Many at the meeting called for new approaches, reflecting developments emerging across the country, some of which go well beyond the procedures and doctrines enshrined in our 1935 National Labor Relations Act.
Consider, for example, the fight for a US$15 minimum wage that is going on in a wide variety of “negotiations” involving community groups, unions, local governments and businesses without any formal legally protected structure or process. Worker centers, often allied with religious and immigrant coalitions, are mobilizing to enact living wage ordinances and community benefit agreements in cities across the country.
Other visible examples of groups without formal bargaining powers negotiating for better treatment include the Freelancers Union, Restaurant Opportunities Centers, the Taxi Workers Alliance and the Domestic Workers Alliance.
“Letting a thousand flowers bloom” makes good sense, but we should also ask the tough question that labor leader David Rolf keeps posing: are these efforts sustainable, will they grow from isolated examples to a scale big enough make a national difference and are they able to replace the bargaining power for workers that collective bargaining provided under the old social contract?

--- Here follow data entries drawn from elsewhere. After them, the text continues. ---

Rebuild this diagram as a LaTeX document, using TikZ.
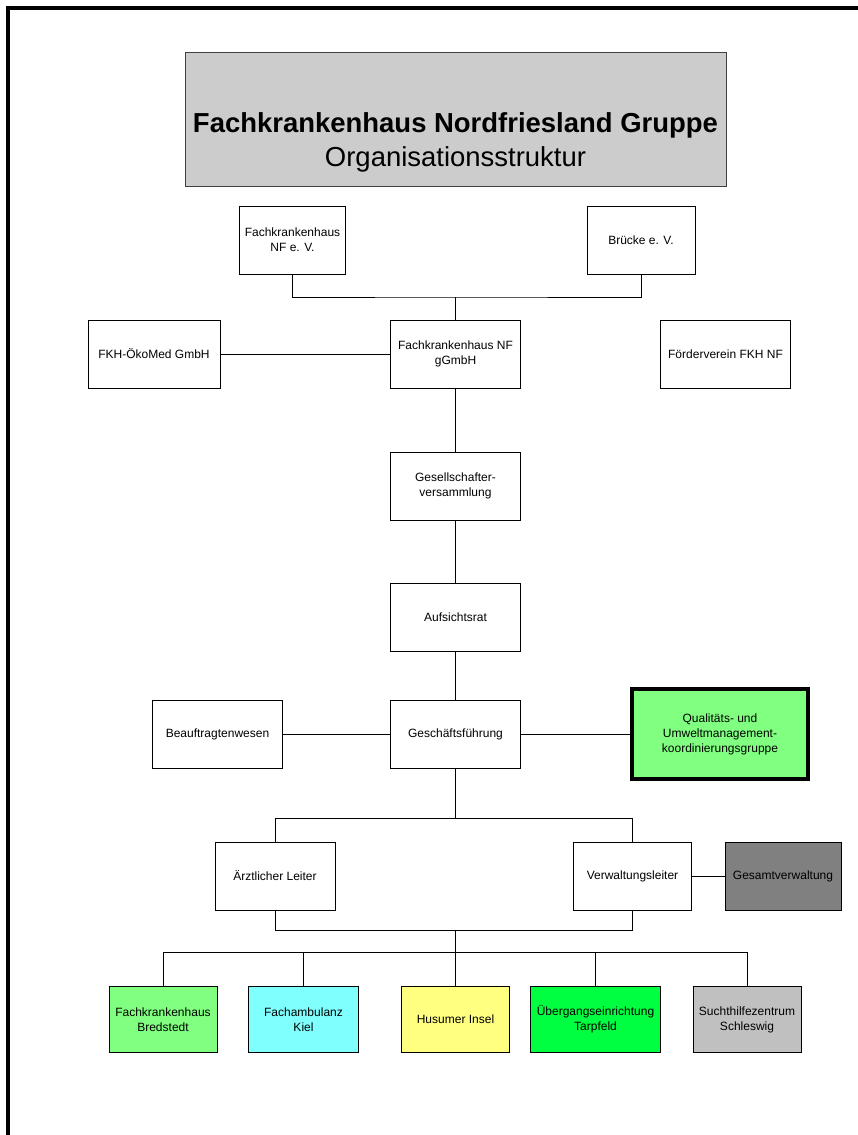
\documentclass[tikz,border=0pt]{standalone}
\usepackage{fontspec}
\setmainfont{Liberation Sans}
\usepackage{xcolor}
\usepackage{tikz}
\usetikzlibrary{calc}
\definecolor{titlebg}{HTML}{CCCCCC}
\definecolor{lgreen}{HTML}{80FF80}
\definecolor{lcyan}{HTML}{80FFFF}
\definecolor{lyellow}{HTML}{FFFF80}
\definecolor{bgreen}{HTML}{00FF40}
\definecolor{lgray}{HTML}{C0C0C0}
\definecolor{dgray}{HTML}{808080}
\tikzset{
  box/.style={draw=black, line width=0.75pt, fill=white, align=center, inner sep=1pt,
    font=\fontsize{9}{11.25}\selectfont, minimum height=51pt},
  boxq/.style={box, line width=2.3pt, fill=lgreen},
  ttlbox/.style={draw=black!75, line width=0.75pt, fill=titlebg},
  ttl/.style={align=center, font=\fontsize{20.6}{25.5}\selectfont},
  link/.style={draw=black, line width=0.75pt},
  frame/.style={draw=black, line width=2.4pt},
}

\begin{document}
\begin{tikzpicture}[x=0.75pt, y=-0.75pt]
  \useasboundingbox (0,0) rectangle (857,1135);
  \draw[frame] (8,1140) -- (8,8) -- (862,8);

  \node[ttlbox, minimum width=405.75pt, minimum height=100.5pt] (titlebox) at (455.5,119) {};
  \node[ttl] (title) at (455.5,142)
    {\textbf{Fachkrankenhaus Nordfriesland Gruppe}\\Organisationsstruktur};

  \node[box, minimum width=80pt] (fnfev) at (292.5,240) {Fachkrankenhaus\\NF e. V.};
  \node[box, minimum width=81pt] (bruecke) at (641,240) {Brücke e. V.};
  \node[box, minimum width=99pt] (oekomed) at (154,354) {FKH-ÖkoMed GmbH};
  \node[box, minimum width=98pt] (ggmbh) at (455.5,354) {Fachkrankenhaus NF\\gGmbH};
  \node[box, minimum width=98pt] (foerder) at (725.5,354) {Förderverein FKH NF};
  \node[box, minimum width=98pt] (gesv) at (455.5,486) {Gesellschafter-\\versammlung};
  \node[box, minimum width=98pt] (aufs) at (455.5,617.5) {Aufsichtsrat};
  \node[box, minimum width=98pt] (gf) at (455.5,734) {Geschäftsführung};
  \node[box, minimum width=98pt] (beauf) at (217.5,734) {Beauftragtenwesen};
  \node[boxq, minimum width=132pt, minimum height=67.5pt] (qual) at (720,734)
    {Qualitäts- und\\Umweltmanagement-\\koordinierungsgruppe};
  \node[box, minimum width=90pt] (al) at (275,876) {Ärztlicher Leiter};
  \node[box, minimum width=88pt] (vl) at (632.5,876) {Verwaltungsleiter};
  \node[box, fill=dgray, minimum width=87pt] (gv) at (783,876) {Gesamtverwaltung};

  \node[box, fill=lgreen, minimum width=81pt, minimum height=50pt] (bred) at (163,1019.5)
    {Fachkrankenhaus\\Bredstedt};
  \node[box, fill=lcyan, minimum width=82pt, minimum height=50pt] (kiel) at (303.5,1019.5)
    {Fachambulanz\\Kiel};
  \node[box, fill=lyellow, minimum width=81pt, minimum height=50pt] (husum) at (455.5,1019.5)
    {Husumer Insel};
  \node[box, fill=bgreen, minimum width=97pt, minimum height=50pt] (tarp) at (595.5,1019.5)
    {Übergangseinrichtung\\Tarpfeld};
  \node[box, fill=lgray, minimum width=81pt, minimum height=50pt] (schles) at (747,1019.5)
    {Suchthilfezentrum\\Schleswig};

  \coordinate (busA) at (455.5,297);
  \coordinate (busB) at (455.5,818);
  \coordinate (busC) at (455.5,930);
  \coordinate (busD) at (455.5,952);

  \draw[link] (fnfev.south) |- (busA) -| (bruecke.south);
  \draw[link] (busA) -- (ggmbh.north);
  \draw[link] (oekomed.east) -- (ggmbh.west);
  \draw[link] (ggmbh.south) -- (gesv.north);
  \draw[link] (gesv.south) -- (aufs.north);
  \draw[link] (aufs.south) -- (gf.north);
  \draw[link] (beauf.east) -- (gf.west);
  \draw[link] (gf.east) -- (qual.west);
  \draw[link] (gf.south) -- (busB);
  \draw[link] (al.north) |- (busB) -| (vl.north);
  \draw[link] (vl.east) -- (gv.west);
  \draw[link] (al.south) |- (busC) -| (vl.south);
  \draw[link] (busC) -- (husum.north);
  \draw[link] (bred.north) |- (busD) -| (schles.north);
  \draw[link] (kiel.north) -- (kiel.north |- busD);
  \draw[link] (tarp.north) -- (tarp.north |- busD);
\end{tikzpicture}
\end{document}
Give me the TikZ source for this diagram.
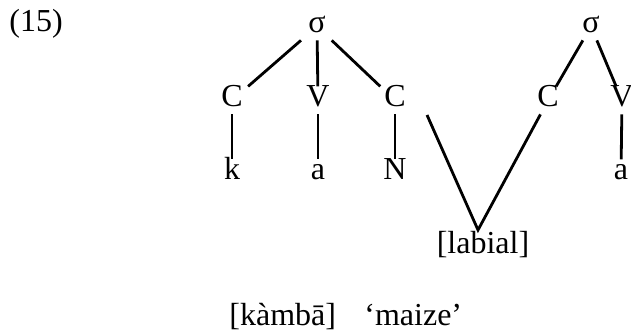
\documentclass[tikz,border=0pt]{standalone}
\usepackage{fontspec}
\setmainfont{Liberation Serif}
\begin{document}
\begin{tikzpicture}[x=0.5pt, y=-0.5pt, line width=1.4pt,
    every node/.style={font=\fontsize{16}{19}\selectfont},
    seg/.style={inner sep=3pt, text height=0.66em, text depth=0pt, anchor=base}]
    \useasboundingbox (0,0) rectangle (631,336);
    \node[anchor=base west, inner sep=0pt] (num) at (8,32) {(15)};
    % first syllable
    \node[seg] (s1) at (317,33) {σ};
    \node[seg] (c1) at (232,107) {C};
    \node[seg] (v1) at (318,107) {V};
    \node[seg] (c2) at (395,107) {C};
    \node[seg] (k) at (232,180) {k};
    \node[seg] (a1) at (318,180) {a};
    \node[seg] (n) at (395,180) {N};
    % second syllable
    \node[seg] (s2) at (591,33) {σ};
    \node[seg] (c3) at (548,107) {C};
    \node[seg] (v2) at (622,107) {V};
    \node[seg] (a2) at (621,180) {a};
    \node[anchor=base, inner sep=0pt] (lab) at (483,254) {[labial]};
    \coordinate (nasal) at (427,115);
    \coordinate (join) at (478,230);
    \draw (s1) -- (c1);
    \draw (s1) -- (v1);
    \draw (s1) -- (c2);
    \draw (c1) -- (k);
    \draw (v1) -- (a1);
    \draw (c2) -- (n);
    \draw (s2) -- (c3);
    \draw (s2) -- (v2);
    \draw (v2) -- (a2);
    \draw (nasal) -- (join) -- (c3);
    \node[anchor=base west, inner sep=0pt] (form) at (228,325) {[kàmbā]};
    \node[anchor=base west, inner sep=0pt] (gloss) at (363,325) {‘maize’};
\end{tikzpicture}
\end{document}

From ideology to evidence-based
Now is the time to go beyond speaking to the choir and engage the broader stakeholders in business, labor and government who are not yet convinced of the need for fundamental, forward-looking changes in workplace policies and labor market institutions.
But this will work only if we replace ideologically driven attacks against unions – like those before the Supreme Court this week – with hard evidence. That evidence can be gained from tracking the many local experiments under way to build on and improve what workers, unions, employers and government leaders are doing to shape the workplace of the future in ways that work better for all.
By doing so, we might just identify the features of a Social Compact 2.0 a majority of Americans can support and take to a national level – if and when the political stars align to make this possible.